Perhaps then he merely emphasises different aspects of competing truths, based on the makeup of the audiences he addresses. An example is in order. Having attended the talk in Coventry, it was immediately apparent that Benn knew his audience well. Coventry’s history as an industrial area, and more recently a car manufacturer was a point voiced by members of the audience, angry and scared at their prospects during the recession, and picked up on by Benn. The environment was backburnered to the more salient issue of job retention and creation in the area. Coal was deemed crucial, and when challenged about the environmental consequences of digging it out of the ground his response was terse, claiming the argument was “overstated”.

During our discussion, the conversation was steered once again to coal and its consequences. His response this time round was quite different, focusing instead on resolving the conflict between job creation and the environment, and even questioning the efficacy of ‘clean coal’. A second indicator of his framing the conversation to meet his audience came when our conversation drifted towards the welfare state.

Faced with two students, he latched on to the matter of student loans in a heartbeat, making repeated, emphatic rejections of the system which requires students to pay for their education. No doubt his declamations were sincere, but student loans were far from the agenda in Coventry and he manages to summon genuine anger here, ‘it’s an outrage,’ he fumes, ‘and what about school loans? What if I go for an operation, and they say “well you can have your triple bypass Mr. Benn, but you’ll need to take out a loan”, and the whole welfare state is eroded. I feel passionately about student loans, because I didn’t have to pay to go to university, and most of the cabinet didn’t and then all of a sudden they say it’s got to be done.’ Once seen as somewhat of a marmite figure for the Bristish Public – heralded as a principled conviction politician by some and derided as a dangerous demagogue by others, Benn has now become a set fixture of the British media – how does he regard his partial integration into the establishment we wonder? ‘The final corruption is to be seen as a kindly old gentleman. I am kind, I am old and I am a gentleman, but I’m not harmless.’ ‘A while ago I got a death threat again […] I was so chuffed that somebody thought me worth killing.’ He will never, however, return to the House of Commons, he asserts, quipping, “I’ve done my fifty-one years and I was released on license; my sentence was commuted.”
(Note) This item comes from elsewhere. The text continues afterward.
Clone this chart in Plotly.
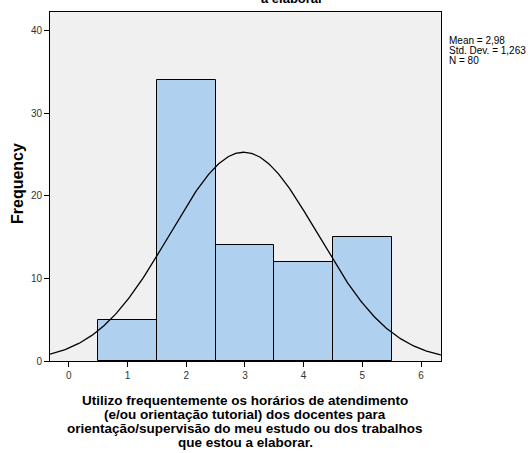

If we were to levy another criticism at Benn, it might be that his rhetoric is shot through with a series of familiar annecdotes – which he trots out on most occasions to defend his ideology. But perhaps this is simply part of his unwavering consistency. I’ve come to the conclusion, he asserts, ‘that democracy is the most revolutionary idea in the world. And if it’s eroded by any means, we’re all in trouble.’ The whole scandal over expenses has only arisen because of the Freedom of Information Act of 2002, he asserts. ‘The say publicity is the best disinfectant’, he notes, whilst also asserting that it hasn’t always been this way, ‘when I was elected there was no secretarial allowance […] if you wrote to me as a constituent 60 years ago I had to buy the bloody stamp!’

Despite his years, Benn shows no intention of slowing down. He will, he tells us, be appearing at Glastonbury this year. At the end of his talk he repeatedly emphasises how he has enjoyed the experience, eulogising the idea of public debate. We would do well to engage with politics in the manner he has done for the last 75 years.